Hoy 2 de noviembre, Día de Difuntos, que querido ver dos vídeos del Réquiem de Giuseppe Verdi por Claudio Abbado, sendas retransmisiones televisivas de deficiente calidad disponibles en YouTube: uno de 1970 con la Orquesta de la RAI en la Basílica de Santa María sopra Minerva de Roma –edificio gótico junto al Panteón–, y el otro de 1981 con los conjuntos de la Scala de Milán en Budapest, este último un año posterior a su primera grabación oficial en estudio para DG. Pese a lo mal que se oyen, ambas merecen mucho la pena.
Empezamos por la interpretación romana. Aunque su madurez interpretativa vendría un poco más tarde –para inmediatamente después decaer sin remedio–, el Abbado de finales de los sesenta y principios de los setenta tuvo un atractivo muy especial por su mezcla de sinceridad, concentración e intensidad expresiva. Intensidad que no es la misma que, en este Réquiem verdiano, va desde Toscanini hacia Muti pasando por Karajan. No se basa su acercamiento en el vigor rítmico, la fiereza de los ataques, los contrastes dramáticos ni la agresividad, aunque tampoco se quede precisamente corto en voltaje dramático. La fuerza viene de otro lado, es más interna que externa, y se encuentra acompañada de una amplitud en el canto y de un interés por lo místico que en los citados maestros se encuentra ausente. Priman, en cualquier caso, la extroversión la fuerza y el conflicto en su lectura. Es verdad que hay alguna vulgaridad –Sanctus–, acentuada por las limitaciones de la orquesta romana, y que aún podrá redondear los resultados en el futuro con un concepto más equilibrado, pero esta es ya una dirección de primera.
Y de primera es también el cuarteto. Renata Scotto está aún en plena forma vocal –no lo pasa tan mal como la mayoría– y despliega toda esa conmovedora expresividad que asociamos a su arte. Marilyn Horne, como era de esperar, se encuentra comodísima en la franja grave y canta con una autoridad impresionante. Luciano Pavarotti no se implica demasiado, pero imposible resistirse ante una de las voces de tenor más maravillosas que se recuerdan ni a un canto italiano cien por cien. Nicolai Ghiaurov da una descomunal lección de canto e intensidad expresiva, cierto es que desde una óptica más operística que devota: da verdadero miedo escucharle.
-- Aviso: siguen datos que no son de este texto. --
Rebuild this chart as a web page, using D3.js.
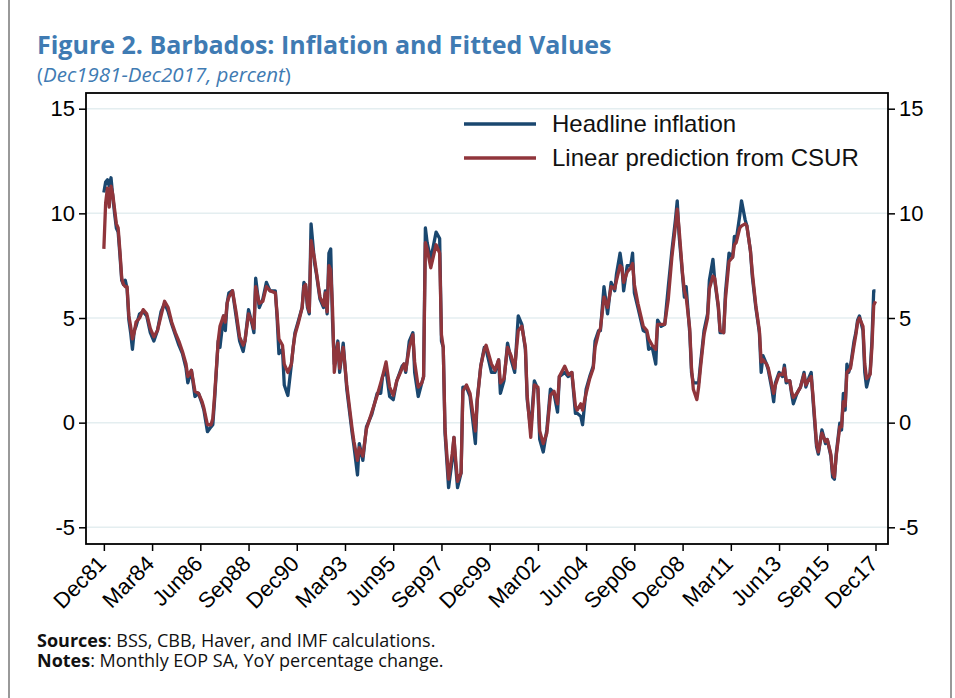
<!DOCTYPE html>
<html>
<head>
<meta charset="utf-8">
<script src="https://cdn.jsdelivr.net/npm/d3@7"></script>
<style>
  body { margin: 0; background: #fff; }
  svg { display: block; }
</style>
</head>
<body>
<div id="chart"></div>
<script>
// months since Dec 1981
const months = [0,1,2,3,4,5,6,7,8,9,10,11,12,13,14,15,16,17,18,20,22,24,26,28,30,32,34,36,38,40,42,44,46,47,49,51,53,55,56,58,60,61,62,64,65,67,68,69,70,72,74,76,78,79,81,83,84,85,87,89,91,93,96,97,98,100,101,103,105,106,107,109,111,112,113,114,115,116,118,119,121,123,124,125,126,127,128,129,131,132,134,136,139,140,142,143,145,147,150,153,155,156,158,160,162,164,167,168,169,171,173,174,176,178,179,180,181,183,186,188,189,190,191,193,195,196,197,198,200,201,203,205,208,209,211,213,214,217,219,221,222,224,226,228,230,232,234,236,237,239,241,243,244,246,248,250,252,254,255,258,260,262,264,265,267,268,270,272,274,275,277,278,280,282,284,286,287,289,290,291,293,295,296,297,299,302,304,305,307,309,310,312,314,316,318,320,321,322,324,325,326,328,329,330,332,333,334,336,338,339,341,342,344,345,347,348,350,352,353,354,356,357,359,360,362,363,365,367,368,369,371,372,374,375,376,378,380,381,382,384,385,386,388,390,392,393,395,396,397,399,400,402,404,405,407,408,409,410,412,413,414,415,416,417,418,420,421,422,423,425,426,427,429,430,431,432];

const headline = [11.0,11.5,11.6,11.3,11.7,10.8,10.0,9.3,9.1,8.0,6.8,6.6,6.8,6.4,4.9,4.3,3.5,4.4,4.6,5.2,5.3,5.1,4.3,3.9,4.4,5.3,5.7,5.3,4.7,4.2,3.7,3.3,2.6,1.9,2.5,1.25,1.4,0.9,0.6,-0.43,-0.2,-0.1,1.1,3.9,3.6,5.1,4.4,5.7,6.2,6.3,5.1,3.9,3.4,3.9,5.4,4.7,4.3,6.9,5.5,5.9,6.7,6.3,6.3,5.0,3.3,3.5,1.8,1.3,2.8,3.6,4.3,4.9,5.5,6.7,6.5,5.5,5.2,9.5,7.6,7.1,5.9,5.5,6.3,5.2,8.1,8.3,4.9,2.8,3.9,2.4,3.8,1.6,-0.5,-1.1,-2.5,-1.0,-1.8,-0.2,0.4,1.4,1.4,2.2,2.5,1.25,1.1,2.0,2.7,2.8,2.4,3.9,4.3,2.4,1.25,1.9,2.2,9.3,8.6,7.8,9.1,8.8,3.9,3.6,-0.5,-3.1,-1.8,-0.7,-2.1,-3.1,-2.4,1.7,1.7,1.25,-1.0,1.1,2.7,3.6,3.5,2.4,2.4,3.0,1.4,2.0,3.8,3.0,2.4,5.1,4.7,3.5,1.1,-0.35,2.0,1.6,-0.8,-1.4,-0.35,1.6,1.4,0.5,2.2,2.4,2.2,2.4,0.45,0.45,0.3,-0.1,1.6,2.2,2.7,3.9,4.4,4.4,6.5,5.2,6.7,6.3,7.1,8.1,7.5,6.3,7.5,7.5,8.1,6.2,5.5,4.4,4.3,3.5,3.6,2.8,4.9,4.6,4.7,6.5,8.2,9.7,10.6,9.0,7.0,6.0,6.5,4.3,2.4,1.9,1.9,1.9,2.8,4.4,5.2,6.8,7.8,6.8,5.5,4.3,4.3,6.2,8.1,7.9,8.9,8.7,9.9,10.6,9.7,9.4,8.2,7.0,5.5,4.3,2.4,3.2,2.8,2.5,1.6,1.0,1.9,2.4,2.2,2.75,1.9,2.0,1.4,0.9,1.4,1.7,2.4,1.7,2.2,2.4,1.1,-1.15,-1.5,-0.35,-1.0,-0.8,-1.6,-2.6,-2.7,-1.5,-0.03,-0.35,1.4,0.6,2.8,2.4,2.7,3.9,4.3,4.9,5.1,4.4,2.4,1.7,2.4,3.9,6.3,6.3];

const predicted = [8.3,10.5,11.2,10.3,11.3,10.9,10.2,9.5,9.3,8.2,6.9,6.6,6.5,6.5,5.1,4.6,4.0,4.3,4.8,5.0,5.4,5.2,4.5,4.1,4.4,5.1,5.8,5.5,4.8,4.3,3.9,3.4,2.8,2.2,2.5,1.5,1.4,1.0,0.7,-0.1,-0.1,0.2,1.3,3.9,4.6,5.1,4.8,5.7,6.0,6.3,5.3,4.1,3.7,3.9,5.2,4.8,4.5,6.5,5.7,5.8,6.5,6.3,6.2,5.2,4.0,3.7,2.8,2.4,2.8,3.6,4.2,4.8,5.5,6.5,6.6,5.6,5.3,8.7,7.8,7.2,6.0,5.6,6.2,5.3,7.5,7.3,5.5,2.4,3.8,2.6,3.6,1.8,-0.3,-0.9,-1.8,-1.2,-1.6,-0.3,0.5,1.3,1.9,2.2,2.9,1.7,1.3,2.0,2.6,2.8,2.5,3.6,4.2,2.9,1.7,1.9,2.2,8.6,8.3,7.4,8.5,8.1,4.2,3.6,-0.3,-2.7,-1.5,-0.7,-1.8,-2.8,-2.4,1.5,1.8,1.4,-0.4,1.0,2.7,3.5,3.7,2.8,2.5,3.0,1.9,2.1,3.6,3.2,2.6,4.4,4.6,3.6,1.3,-0.7,1.8,1.7,-0.4,-1.0,-0.5,1.3,1.5,0.9,2.2,2.7,2.3,2.4,0.8,0.6,0.9,0.6,1.4,2.1,2.6,3.6,4.3,4.5,6.0,5.5,6.5,6.4,6.8,7.5,7.4,6.7,7.2,7.4,7.6,6.6,5.7,4.6,4.4,4.0,3.7,3.5,4.7,4.7,4.7,5.9,7.9,9.4,10.2,9.3,7.1,6.3,6.0,4.5,2.6,1.6,1.1,1.7,2.6,4.2,5.0,6.4,7.0,6.9,5.6,4.4,4.3,5.9,7.7,7.9,8.5,8.6,9.3,9.4,9.5,9.4,8.2,7.2,5.6,4.4,2.9,3.0,2.8,2.6,1.8,1.4,1.8,2.3,2.3,2.6,2.0,2.0,1.5,1.2,1.4,1.7,2.3,1.8,2.1,2.2,1.3,-1.0,-1.4,-0.5,-0.9,-0.8,-1.5,-2.4,-2.6,-1.6,-0.2,-0.2,1.0,0.8,2.4,2.5,2.6,3.7,4.2,4.8,5.0,4.6,2.8,2.1,2.3,3.6,5.6,5.8];

const tickMonths = [0,27,54,81,108,135,162,189,216,243,270,297,324,351,378,405,432];
const tickLabels = ["Dec81","Mar84","Jun86","Sep88","Dec90","Mar93","Jun95","Sep97","Dec99","Mar02","Jun04","Sep06","Dec08","Mar11","Jun13","Sep15","Dec17"];
const yTicks = [-5, 0, 5, 10, 15];

const seriesNames = ["Headline inflation", "Linear prediction from CSUR"];
const seriesColors = ["#1a476f", "#90353b"];

const W = 955, H = 698;
const plotL = 86, plotR = 888, plotT = 93, plotB = 544;

const svg = d3.select('#chart').append('svg')
    .attr('width', W)
    .attr('height', H);

// outer frame of the figure
svg.append('line').attr('x1', 9).attr('x2', 9).attr('y1', 0).attr('y2', H)
    .attr('stroke', '#777').attr('stroke-width', 1.5);
svg.append('line').attr('x1', 951).attr('x2', 951).attr('y1', 0).attr('y2', H)
    .attr('stroke', '#777').attr('stroke-width', 1.5);

// title
svg.append('text')
    .attr('x', 37).attr('y', 54)
    .attr('font-family', 'Open Sans, sans-serif')
    .attr('font-weight', 700)
    .attr('font-size', 25)
    .attr('fill', '#3f7bb3')
    .text('Figure 2. Barbados: Inflation and Fitted Values');

const sub = svg.append('text')
    .attr('x', 37).attr('y', 82)
    .attr('font-family', 'Open Sans, sans-serif')
    .attr('font-size', 20.5)
    .attr('fill', '#3f7bb3');
sub.append('tspan').text('(');
sub.append('tspan').attr('font-style', 'italic').text('Dec1981-Dec2017, percent');
sub.append('tspan').text(')');

const x = d3.scaleLinear().domain([-10, 439]).range([plotL, plotR]);
const y = d3.scaleLinear().domain([-5, 15]).range([527.3, 108.7]);

// gridlines
svg.append('g').selectAll('line')
    .data(yTicks)
    .enter()
    .append('line')
    .attr('x1', plotL).attr('x2', plotR)
    .attr('y1', d => y(d)).attr('y2', d => y(d))
    .attr('stroke', '#e4eef0')
    .attr('stroke-width', 1.5);

// lines
const table = months.map((m, i) => ({ m: m, h: headline[i], p: predicted[i] }));
const lineH = d3.line().x(d => x(d.m)).y(d => y(d.h));
const lineP = d3.line().x(d => x(d.m)).y(d => y(d.p));

svg.append('path').datum(table)
    .attr('d', lineH)
    .attr('fill', 'none')
    .attr('stroke', seriesColors[0])
    .attr('stroke-width', 3.3)
    .attr('stroke-linejoin', 'round');
svg.append('path').datum(table)
    .attr('d', lineP)
    .attr('fill', 'none')
    .attr('stroke', seriesColors[1])
    .attr('stroke-width', 3.3)
    .attr('stroke-linejoin', 'round');

// axes
const yAxisL = d3.axisLeft(y).tickValues(yTicks).tickSize(7).tickPadding(4)
    .tickFormat(d => String(d));
const yAxisR = d3.axisRight(y).tickValues(yTicks).tickSize(7).tickPadding(4)
    .tickFormat(d => String(d));
const xAxis = d3.axisBottom(x).tickValues(tickMonths).tickSize(7)
    .tickFormat((d, i) => tickLabels[i]);

function styleAxis(g) {
  g.select('.domain').remove();
  g.selectAll('.tick line').attr('stroke', '#000').attr('stroke-width', 1.5);
  g.selectAll('.tick text')
      .attr('font-family', 'Liberation Sans, Arial, sans-serif')
      .attr('font-size', 22)
      .attr('fill', '#000');
}

svg.append('g').attr('transform', 'translate(' + plotL + ',0)').call(yAxisL).call(styleAxis);
svg.append('g').attr('transform', 'translate(' + plotR + ',0)').call(yAxisR).call(styleAxis);
const gx = svg.append('g').attr('transform', 'translate(0,' + plotB + ')').call(xAxis).call(styleAxis);
gx.selectAll('.tick text')
    .attr('text-anchor', 'end')
    .attr('dy', 0)
    .attr('transform', 'translate(-4,14) rotate(-45)');

// plot frame
svg.append('rect')
    .attr('x', plotL).attr('y', plotT)
    .attr('width', plotR - plotL).attr('height', plotB - plotT)
    .attr('fill', 'none')
    .attr('stroke', '#000')
    .attr('stroke-width', 1.8);

// legend
const legend = svg.append('g').selectAll('g')
    .data(seriesNames)
    .enter()
    .append('g')
    .attr('transform', (d, i) => 'translate(464,' + (124 + i * 34) + ')');
legend.append('line')
    .attr('x1', 0).attr('x2', 72)
    .attr('stroke', (d, i) => seriesColors[i])
    .attr('stroke-width', 3.3);
legend.append('text')
    .attr('x', 88).attr('y', 8)
    .attr('font-family', 'Liberation Sans, Arial, sans-serif')
    .attr('font-size', 24)
    .attr('fill', '#111')
    .text(d => d);

// notes
const notes = [['Sources', ': BSS, CBB, Haver, and IMF calculations.'],
               ['Notes', ': Monthly EOP SA, YoY percentage change.']];
const nt = svg.append('g').selectAll('text')
    .data(notes)
    .enter()
    .append('text')
    .attr('x', 37)
    .attr('y', (d, i) => 647 + i * 20)
    .attr('font-family', 'Open Sans, sans-serif')
    .attr('font-size', 18)
    .attr('fill', '#111');
nt.append('tspan').attr('font-weight', 700).text(d => d[0]);
nt.append('tspan').text(d => d[1]);
</script>
</body>
</html>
De la filmación televisiva, pobremente realizada, hay dos versiones en YouTube: una lleva el sonido desincronizado, la otra recorta el formato a 16:9. Escoja usted la que desee, pero no se pierda este testimonio.
Tampoco hay que perderse el de Budapest. Abbado repite su soberbia dirección del año anterior en estudio con los mismos conjuntos: llena de fuerza y garra, también con su punto siniestro cuando debe, pero al mismo tiempo muy hermosa, concentrada y espiritual. Eso sí, en vivo las fuerzas escalígeras dejan muy en evidencia sus limitaciones. El tenor Peter Kelen es muy poquita cosa: la voz a veces suena muy bella y él le pone voluntad, pero no tiene nada que hacer frente a los otros solistas. Ghiaurov está como en el citado registro para el sello amarillo, ya tocado vocalmente pero más artista que nunca. Shirley Verret pasa de la parte de mezzo –en el disco– a la de soprano, con los resultados esperables: cambios de color, agudos tirantes y relativa comodidad en la zona grave, todo ello generando una tensión que no le sienta nada mal al Libera Me, en el que la artista se atreve a saltar sin portamento al sobreagudo. Por lo demás, expresividad intensa y arte consumado.
Queda Elena Obratsova: sencillamente portentosa, incomparable. Nunca en esta parte se ha escuchado una interpretación tan cómoda en lo vocal –el instrumento es una gloria por pasta, volumen y belleza–, pero lo que impresiona es la fuerza dramática que imprime a sus intervenciones: ¡menudo Liber Scriptus el de esta señora! Aunque fuera solo por ella, ese vídeo es obligatorio para los amantes del canto.